For directional spectrograms, mean sound intensity is calculated directly in the frequency domain. For two sine functions which have a phase offset: \(a\cdot \mathrm{sin}(t)\) and \(b\cdot \mathrm{sin}(t + \theta_f)\), where \(\theta_f\) is the offset in radians for a frequency \(f\); the product is given by \[2ab \cdot \mathrm{sin}(t+\theta_f) \cdot \mathrm{sin}(t) = ab\cdot \mathrm{cos}(t - \theta_f - t) - cos(t + t + \theta_f) = ab\cdot \mathrm{cos}(-\theta_f) - \mathrm{cost}(2t+ \theta_f).\] Therefore, calculating the sound intensity in the frequency domain simply requires finding the phase difference between the particle motion and pressure channels \[\theta_f = \mathrm{Arg}(\hat{w}_{x,b,f}) - \mathrm{Arg}(\hat{w}_{p,b,f}),\] and calculating the expectation of the product between the two sine functions \[\bar{I}_{x,f} = E\left[ \frac{ab\cdot \mathrm{cos}(-\theta_f) - \mathrm{cos}(2t + \theta_f)}{2} \right] = \frac{ab\cdot\mathrm{cos}(-\theta_f)}{2}.\] This is the method that paPAMv2 uses to calculate sound intensity vectors for directional spectrograms.

3.5 References

Martin SB, Lucke K, Barclay DR. (2020). Techniques for distinguishing between impulsive and non-impulsive sound in the context of regulating sound exposure for marine mammals. J Acoust Soc Am. 147(4):2159. doi: 10.1121/10.0000971.

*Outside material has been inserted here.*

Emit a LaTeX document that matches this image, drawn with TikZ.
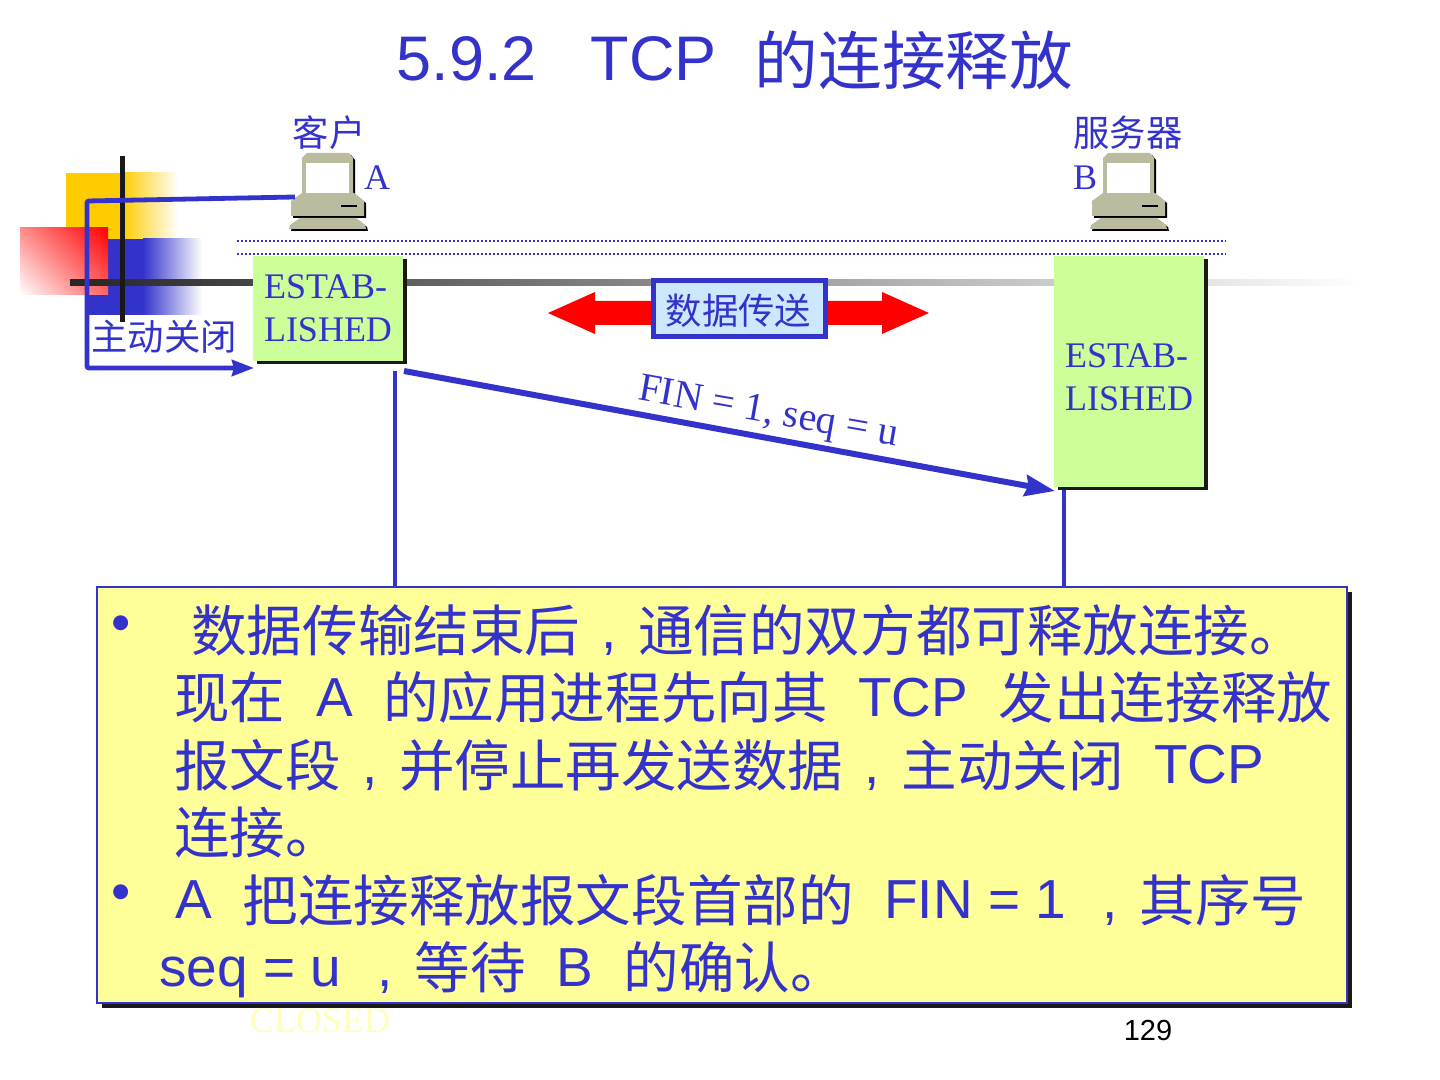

Müller, R. A. J., Benda-Beckmann, A. M. von, Halvorsen, M. B. and Ainslie, M. A. (2020). Application of kurtosis to underwater sound. J Acoust Soc Am 148, 780–792.
Welch, P. (1967). The use of fast Fourier transform for the estimation of power spectra: A method based on time averaging over short, modified periodograms. IEEE Transactions on Audio and Electroacoustics 15(2), 70–73.